◆ WHAT YOU WILL DO ◆
Select the lines that contain "React" and copy each of them.

◆ SUPPLIED MATERIAL ◆
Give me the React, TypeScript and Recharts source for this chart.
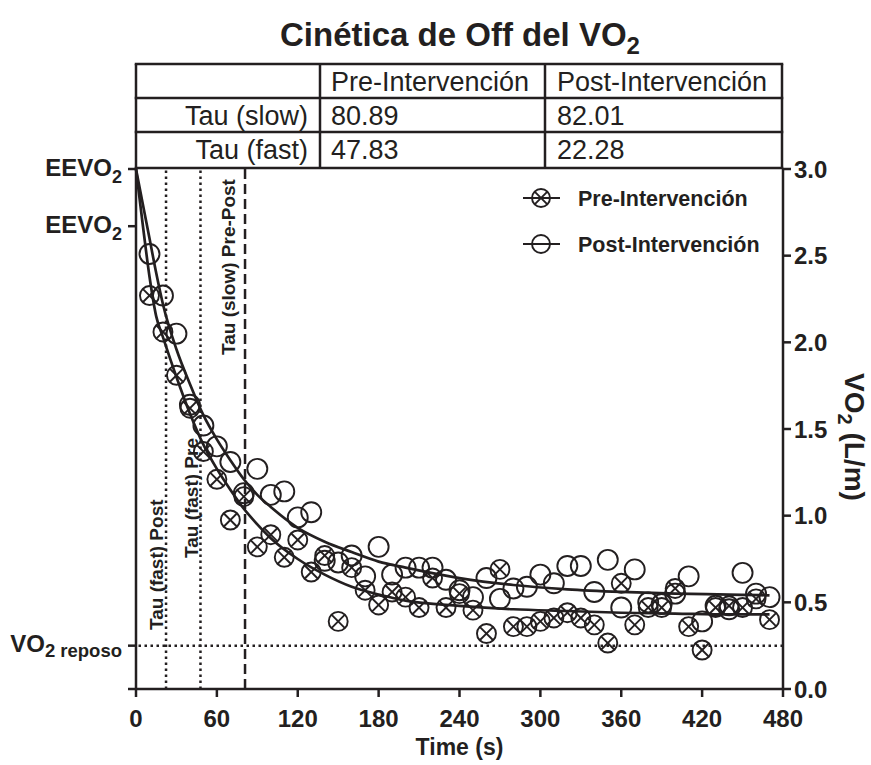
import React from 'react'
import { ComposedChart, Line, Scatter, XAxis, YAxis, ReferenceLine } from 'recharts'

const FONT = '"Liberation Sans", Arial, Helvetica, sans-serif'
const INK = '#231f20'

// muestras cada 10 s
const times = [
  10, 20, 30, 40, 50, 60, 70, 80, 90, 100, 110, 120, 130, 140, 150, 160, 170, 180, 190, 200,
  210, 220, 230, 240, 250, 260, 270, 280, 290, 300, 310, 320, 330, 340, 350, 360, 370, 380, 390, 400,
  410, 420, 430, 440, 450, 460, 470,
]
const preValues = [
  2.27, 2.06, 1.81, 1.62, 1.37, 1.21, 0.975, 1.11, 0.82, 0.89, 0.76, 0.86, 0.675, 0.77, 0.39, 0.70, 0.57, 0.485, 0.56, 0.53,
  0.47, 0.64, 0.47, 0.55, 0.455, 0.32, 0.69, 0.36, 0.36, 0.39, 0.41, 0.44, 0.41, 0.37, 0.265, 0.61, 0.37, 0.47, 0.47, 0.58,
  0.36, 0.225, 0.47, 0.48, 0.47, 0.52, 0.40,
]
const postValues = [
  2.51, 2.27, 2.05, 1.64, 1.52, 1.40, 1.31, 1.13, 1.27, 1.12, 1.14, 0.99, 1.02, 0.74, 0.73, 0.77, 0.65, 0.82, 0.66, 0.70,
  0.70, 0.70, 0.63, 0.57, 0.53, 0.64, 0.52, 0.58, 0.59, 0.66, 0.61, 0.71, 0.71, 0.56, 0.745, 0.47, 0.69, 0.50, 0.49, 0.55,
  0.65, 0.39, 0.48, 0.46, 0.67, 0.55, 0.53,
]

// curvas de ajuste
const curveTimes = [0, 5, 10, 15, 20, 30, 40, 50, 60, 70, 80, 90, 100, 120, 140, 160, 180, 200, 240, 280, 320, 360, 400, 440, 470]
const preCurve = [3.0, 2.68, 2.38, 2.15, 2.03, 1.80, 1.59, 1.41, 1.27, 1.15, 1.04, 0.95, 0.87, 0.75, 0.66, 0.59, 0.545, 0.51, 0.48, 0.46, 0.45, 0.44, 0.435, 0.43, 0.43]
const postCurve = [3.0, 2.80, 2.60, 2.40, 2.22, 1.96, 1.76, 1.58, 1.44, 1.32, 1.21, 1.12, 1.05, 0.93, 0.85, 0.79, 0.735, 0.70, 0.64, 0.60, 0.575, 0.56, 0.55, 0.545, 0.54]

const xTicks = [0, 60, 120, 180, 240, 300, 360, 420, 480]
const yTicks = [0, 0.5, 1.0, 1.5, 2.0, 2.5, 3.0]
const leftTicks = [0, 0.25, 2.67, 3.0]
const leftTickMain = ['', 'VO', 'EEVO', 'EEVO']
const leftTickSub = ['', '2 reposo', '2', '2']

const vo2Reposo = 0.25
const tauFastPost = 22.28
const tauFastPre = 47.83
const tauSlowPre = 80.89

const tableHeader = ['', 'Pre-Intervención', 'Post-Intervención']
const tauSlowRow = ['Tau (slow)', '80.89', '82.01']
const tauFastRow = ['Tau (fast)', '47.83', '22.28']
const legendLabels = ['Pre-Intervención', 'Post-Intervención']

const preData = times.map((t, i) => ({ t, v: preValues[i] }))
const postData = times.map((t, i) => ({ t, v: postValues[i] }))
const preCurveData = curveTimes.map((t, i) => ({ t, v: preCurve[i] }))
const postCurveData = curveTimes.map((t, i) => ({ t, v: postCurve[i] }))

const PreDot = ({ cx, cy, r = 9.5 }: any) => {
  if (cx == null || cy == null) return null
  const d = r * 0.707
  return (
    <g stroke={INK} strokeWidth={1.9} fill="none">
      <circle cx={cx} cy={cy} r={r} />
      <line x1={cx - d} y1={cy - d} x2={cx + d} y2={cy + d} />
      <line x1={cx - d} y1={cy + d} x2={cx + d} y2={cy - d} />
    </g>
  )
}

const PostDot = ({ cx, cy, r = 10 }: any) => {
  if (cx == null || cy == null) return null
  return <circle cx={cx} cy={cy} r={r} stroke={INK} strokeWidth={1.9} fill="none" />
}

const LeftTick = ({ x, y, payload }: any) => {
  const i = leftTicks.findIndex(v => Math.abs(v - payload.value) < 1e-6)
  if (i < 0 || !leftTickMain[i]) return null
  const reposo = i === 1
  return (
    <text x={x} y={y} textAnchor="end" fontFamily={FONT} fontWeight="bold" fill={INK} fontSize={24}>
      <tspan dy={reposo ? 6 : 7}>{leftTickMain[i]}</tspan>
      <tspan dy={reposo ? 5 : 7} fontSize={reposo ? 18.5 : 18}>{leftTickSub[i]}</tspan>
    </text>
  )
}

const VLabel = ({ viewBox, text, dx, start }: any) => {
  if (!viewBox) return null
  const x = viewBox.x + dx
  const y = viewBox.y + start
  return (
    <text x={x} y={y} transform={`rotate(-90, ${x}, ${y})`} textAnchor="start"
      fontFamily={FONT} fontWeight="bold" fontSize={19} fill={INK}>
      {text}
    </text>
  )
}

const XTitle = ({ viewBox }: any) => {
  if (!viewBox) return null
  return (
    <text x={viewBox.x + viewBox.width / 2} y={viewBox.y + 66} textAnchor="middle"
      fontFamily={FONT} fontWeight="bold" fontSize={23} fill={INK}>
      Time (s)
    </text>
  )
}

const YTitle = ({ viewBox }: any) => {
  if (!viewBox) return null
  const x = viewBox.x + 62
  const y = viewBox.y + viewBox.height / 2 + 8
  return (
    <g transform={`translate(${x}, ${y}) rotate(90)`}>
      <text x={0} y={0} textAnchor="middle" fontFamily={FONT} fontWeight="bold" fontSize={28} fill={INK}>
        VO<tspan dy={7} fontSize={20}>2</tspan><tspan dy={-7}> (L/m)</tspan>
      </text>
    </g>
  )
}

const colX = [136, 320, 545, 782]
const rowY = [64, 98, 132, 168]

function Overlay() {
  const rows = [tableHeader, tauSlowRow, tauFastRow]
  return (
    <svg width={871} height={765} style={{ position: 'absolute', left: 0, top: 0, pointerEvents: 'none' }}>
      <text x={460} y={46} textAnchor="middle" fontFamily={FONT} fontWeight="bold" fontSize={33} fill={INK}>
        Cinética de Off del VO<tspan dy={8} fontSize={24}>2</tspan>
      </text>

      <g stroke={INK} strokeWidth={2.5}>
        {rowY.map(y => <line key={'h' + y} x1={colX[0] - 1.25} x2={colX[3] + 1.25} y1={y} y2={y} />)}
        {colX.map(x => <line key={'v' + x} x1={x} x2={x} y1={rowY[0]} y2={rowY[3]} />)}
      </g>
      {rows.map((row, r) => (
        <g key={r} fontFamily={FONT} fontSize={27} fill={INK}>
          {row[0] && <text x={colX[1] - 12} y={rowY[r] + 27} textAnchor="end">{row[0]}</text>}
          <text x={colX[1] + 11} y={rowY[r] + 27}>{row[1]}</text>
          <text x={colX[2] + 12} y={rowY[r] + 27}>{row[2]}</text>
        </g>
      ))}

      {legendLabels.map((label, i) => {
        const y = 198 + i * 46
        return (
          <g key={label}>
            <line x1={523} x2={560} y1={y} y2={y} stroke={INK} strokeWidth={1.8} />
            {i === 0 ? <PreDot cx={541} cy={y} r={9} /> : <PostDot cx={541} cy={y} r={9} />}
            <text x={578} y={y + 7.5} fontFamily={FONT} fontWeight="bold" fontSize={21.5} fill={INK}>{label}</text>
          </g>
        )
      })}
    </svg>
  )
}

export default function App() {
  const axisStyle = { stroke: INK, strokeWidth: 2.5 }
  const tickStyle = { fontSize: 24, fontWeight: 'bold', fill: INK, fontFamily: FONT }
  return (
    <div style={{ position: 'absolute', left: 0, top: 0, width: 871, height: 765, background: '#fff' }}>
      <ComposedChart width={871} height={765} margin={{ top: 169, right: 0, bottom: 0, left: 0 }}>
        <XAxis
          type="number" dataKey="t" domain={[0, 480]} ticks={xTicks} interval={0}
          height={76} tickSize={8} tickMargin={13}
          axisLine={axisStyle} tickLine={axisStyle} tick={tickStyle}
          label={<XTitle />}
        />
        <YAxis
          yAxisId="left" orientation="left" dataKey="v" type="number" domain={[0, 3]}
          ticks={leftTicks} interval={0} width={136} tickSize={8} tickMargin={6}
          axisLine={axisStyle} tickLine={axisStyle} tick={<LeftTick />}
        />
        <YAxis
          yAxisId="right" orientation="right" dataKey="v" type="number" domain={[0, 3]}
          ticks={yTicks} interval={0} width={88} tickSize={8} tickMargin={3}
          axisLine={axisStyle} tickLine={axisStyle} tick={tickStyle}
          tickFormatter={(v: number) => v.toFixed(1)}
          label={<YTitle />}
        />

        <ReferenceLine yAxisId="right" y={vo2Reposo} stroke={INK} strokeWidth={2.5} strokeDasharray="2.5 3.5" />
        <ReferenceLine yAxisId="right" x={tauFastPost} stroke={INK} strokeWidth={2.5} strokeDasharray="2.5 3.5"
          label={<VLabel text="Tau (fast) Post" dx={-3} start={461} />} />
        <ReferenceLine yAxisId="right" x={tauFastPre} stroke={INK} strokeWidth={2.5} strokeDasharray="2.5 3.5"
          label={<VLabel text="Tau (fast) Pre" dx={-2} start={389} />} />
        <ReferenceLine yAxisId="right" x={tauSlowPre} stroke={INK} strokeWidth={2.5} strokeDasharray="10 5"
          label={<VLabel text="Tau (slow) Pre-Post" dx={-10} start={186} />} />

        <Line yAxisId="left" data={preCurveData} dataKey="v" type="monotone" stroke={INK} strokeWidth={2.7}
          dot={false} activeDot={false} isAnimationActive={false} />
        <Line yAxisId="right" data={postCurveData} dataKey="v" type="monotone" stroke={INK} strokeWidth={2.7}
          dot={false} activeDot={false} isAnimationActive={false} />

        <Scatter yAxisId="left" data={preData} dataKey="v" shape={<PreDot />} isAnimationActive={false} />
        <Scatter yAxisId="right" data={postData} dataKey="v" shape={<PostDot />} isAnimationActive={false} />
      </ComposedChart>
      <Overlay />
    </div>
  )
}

◆ RESPONSE TO THIS EXERCISE ◆
Give me the React, TypeScript and Recharts source for this chart.
import React from 'react'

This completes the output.